孙大夫把所有的布条都仔细拆了下来,仔细检查了一遍,说道:“还不算太坏。我给你重新调配一副药膏敷上,再开几副药内服,调养几天就能下床了。”杨解放追问道:“那我这几天还得卧床休息?”孙大夫回道:“最好是多卧床几天。咦?不对啊,不是说你中了枪吗?怎么没看到伤口?”杨解放不答反问道:“老先生会治疗枪伤?”孙大夫回道:“说句实话,枪伤、刀伤这些外伤不太好治,现在天气炎热起来,一个不好就容易化脓。你没中枪,算是不幸中的万幸了。”

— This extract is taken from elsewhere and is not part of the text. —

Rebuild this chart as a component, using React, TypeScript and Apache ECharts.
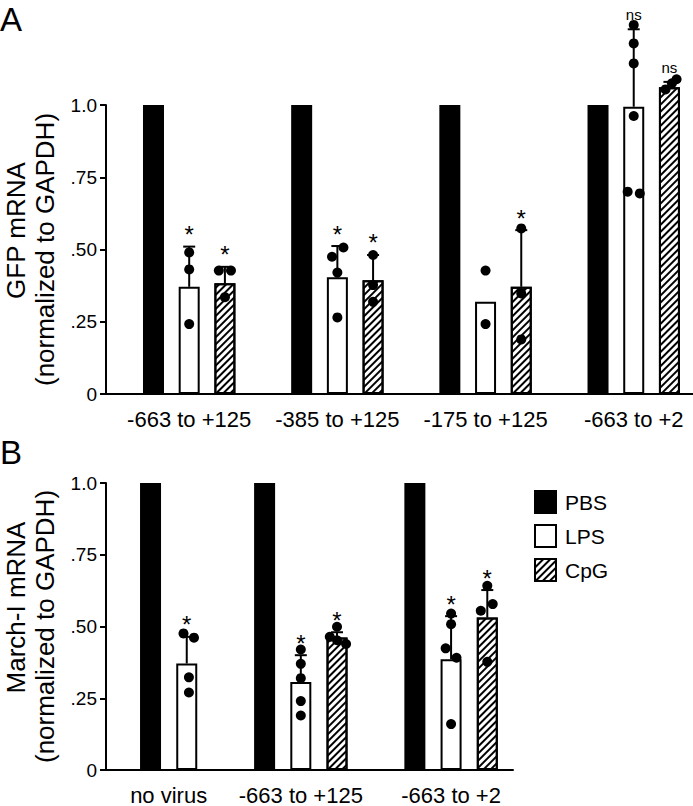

杨解放突然心中一动,说道:“老先生,我这里有一份不完善的药方,若能完善起来,能活人无数。要不请老先生帮忙完善一下!这可是件有大功德的事情,可比你救治几个病患更有价值!”孙大夫一听,来了兴趣,问道:“什么样的药方?”杨解放回道:“这是一份治疗外伤的药方,不管是刀伤、枪伤、烫伤还是烧伤,都有神奇的疗效。请记一下药方组成:田七、散淤草、穿山甲、冰片、淮山药、苦良姜、白牛胆、老鹳草等,可能还缺少几味,具体用量和配置方法,我不知道。老先生可根据医理药理调配,若能配置成功,我一定重谢!”孙大夫记下药方,皱眉道:“残缺不全的药方,若要完善可就难办了。不知道你是哪里得来的药方?若是直接从源处寻找,
不是更便捷?”杨解放道:“先别管从哪里得来的这张药方,老先生先研究一下,若实在研究不出来,咱们再想别的办法。”孙大夫想了一下,说道:“那我就试试看。”